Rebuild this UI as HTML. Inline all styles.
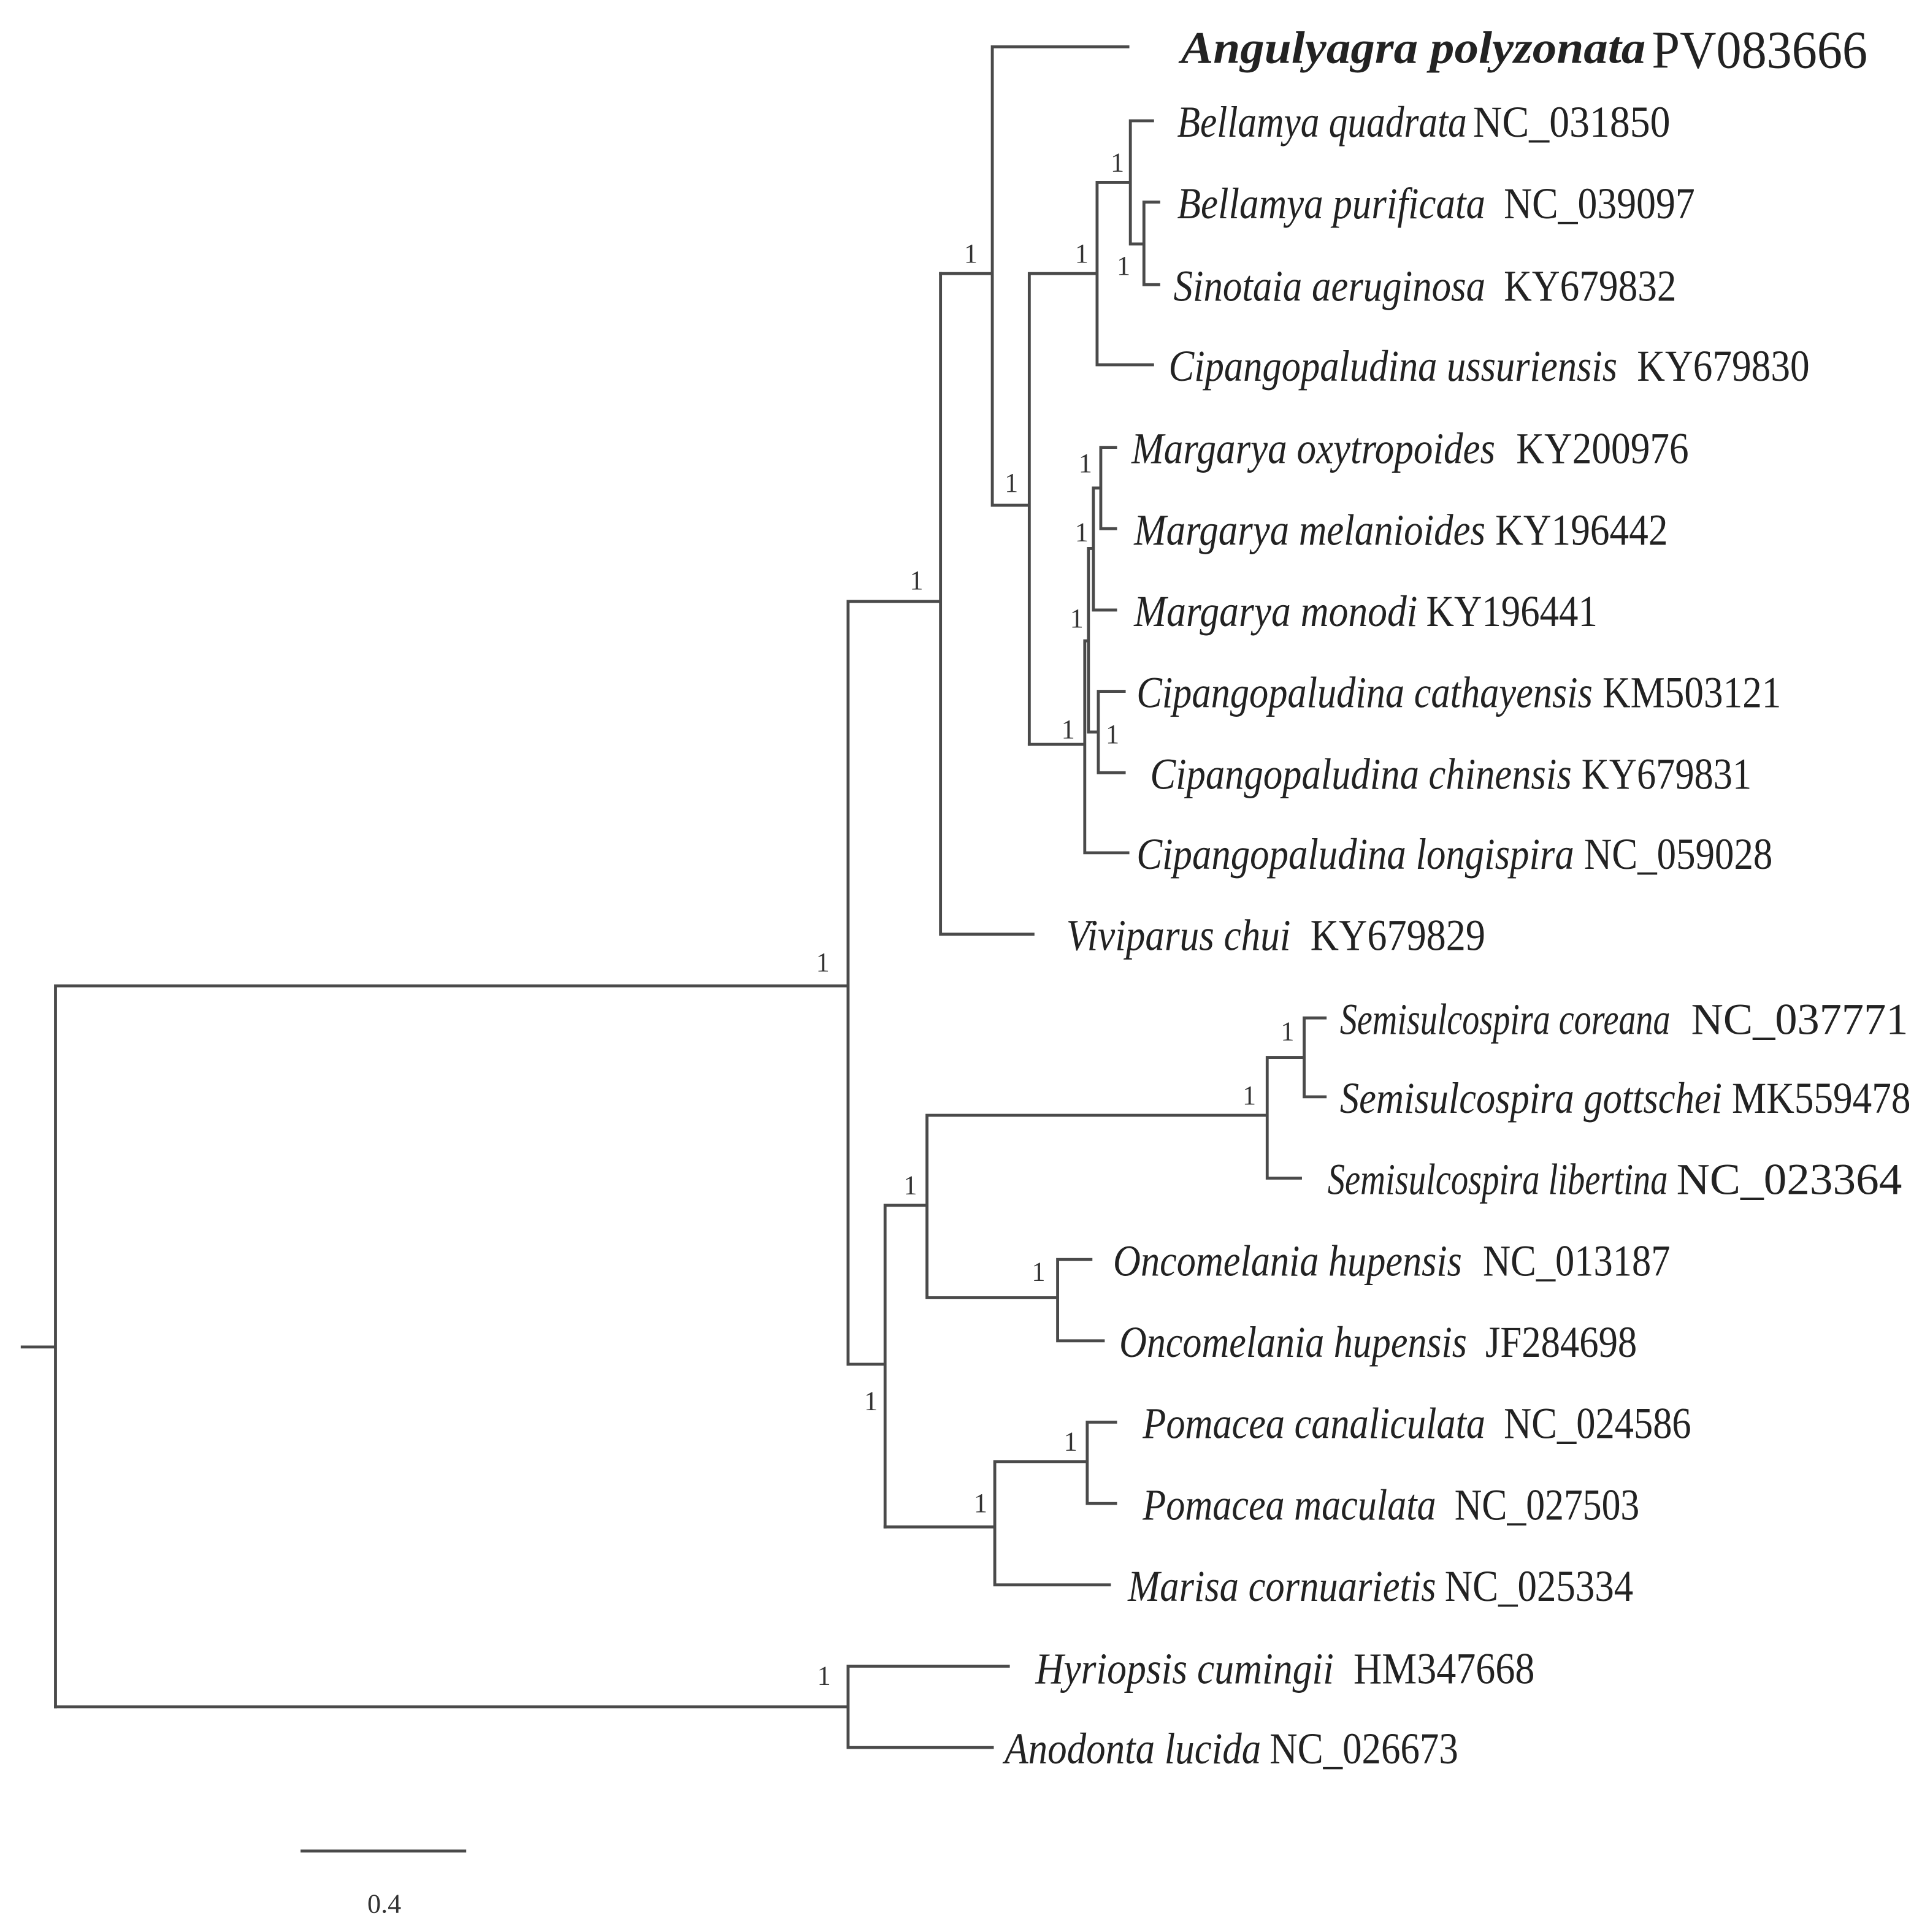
...
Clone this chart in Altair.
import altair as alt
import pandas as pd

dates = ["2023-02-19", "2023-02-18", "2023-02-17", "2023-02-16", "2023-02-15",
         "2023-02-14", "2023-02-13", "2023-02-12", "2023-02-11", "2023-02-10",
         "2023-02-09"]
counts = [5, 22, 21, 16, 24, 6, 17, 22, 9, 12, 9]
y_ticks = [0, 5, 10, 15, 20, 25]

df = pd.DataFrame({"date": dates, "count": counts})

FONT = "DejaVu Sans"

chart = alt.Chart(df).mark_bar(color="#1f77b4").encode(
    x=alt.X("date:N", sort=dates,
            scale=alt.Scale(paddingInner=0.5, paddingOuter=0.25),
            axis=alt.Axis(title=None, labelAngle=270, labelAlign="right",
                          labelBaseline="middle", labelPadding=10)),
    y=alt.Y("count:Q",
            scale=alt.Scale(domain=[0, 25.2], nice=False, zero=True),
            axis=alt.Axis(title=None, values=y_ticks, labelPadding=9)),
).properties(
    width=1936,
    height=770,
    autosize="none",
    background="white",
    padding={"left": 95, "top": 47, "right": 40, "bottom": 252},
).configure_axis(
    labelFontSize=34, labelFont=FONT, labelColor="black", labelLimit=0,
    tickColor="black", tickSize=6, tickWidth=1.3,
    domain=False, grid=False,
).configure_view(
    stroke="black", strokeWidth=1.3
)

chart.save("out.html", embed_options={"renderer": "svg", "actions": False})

THE REQUEST:
Set out every line from the material that contains the string "this".

TASK OUTPUT:
Rebuild this UI as HTML. Inline all styles.
Clone this chart in Altair.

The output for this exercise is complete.